What’s odd is that the film has a decent spine to build its comedy around. The premise is that Weird Al’s character, George Newman, is constantly unemployed, but thanks to his Uncle’s gambling winnings, gets to run a local, little-watched television station. George tries to turn the station into a working enterprise, and just when things seem their worst, he gives a show to his janitor (Michael Richards), that turns out to be surprise hit. Eventually, George runs more unconventional programming that earns the ire of the rival network affiliate but wins the hearts and minds of the town.

That’s a damn good setup for a comedy, with plenty of room to squeeze in all the pop culture riffs and goofy asides that Weird Al is known for. Sure, there’s a tacked on love story that’s too slight to amount to anything worthwhile, but what 1980’s comedy *can’t* you say that about? But rather than capitalizing on the fun of that premise, *UHF* just sags and zags until it’s run out the clock, with no momentum from one part of the story to another. The movie itself is pretty rudderless, treating that plot as an afterthought, which makes the comic scenes seem ultimately pointless and disconnected.

It also doesn't help that crafting outstanding parody songs doesn't really prepare you to create actual characters. While Weird Al himself can skate by on a variation of his own goofy persona, there’s essentially no other interesting or even two-dimensional characters in the whole film. The worst offenders are a pair. One is R.J. Fletcher, the generically evil, maniacal asshole of a rival station owner who does nothing but scream, mug, and meet a standard issue karmic end after hatching any number of ridiculous plots. The other is Stanley Spadowski, a pre-*Seinfeld* Michael Richards who is so unbelievably extra that it was exhausting just watching him. Spadowksi is meant to be the lovable goofball of the film (to the extent everyone in the whole cast isn’t meant to be the lovable goofball) but he’s too much and too annoying in almost every scene he inhabits.
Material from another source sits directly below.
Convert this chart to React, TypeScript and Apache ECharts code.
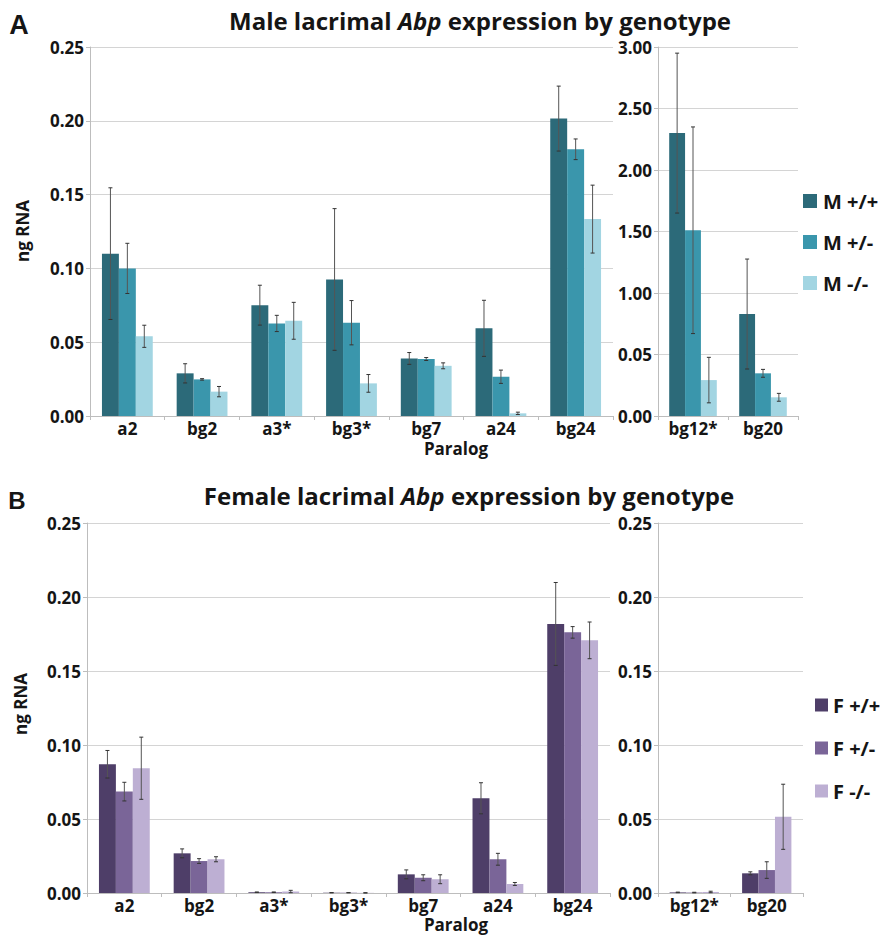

It’s hard to overstate how much of a tiresome disappointment *UHF* is. Weird Al’s comedy is, if you’re like me or anyone else who’s cued up one of his tracks in his decade-spanning career, something you grew up with. He’s more than proven himself as an incredibly versatile musician and parodist without compare. But when he tries to translate those talents to the silver screen, the result is something that could only generate laughs if you were still twelve years old (preferably in 1989), where you can stomach ninety minutes of randomly-assembled and unmotivated zany schtick from paper-thin, broadly drawn characters who flail and flop but never do much to indicate why you should care, let alone laugh.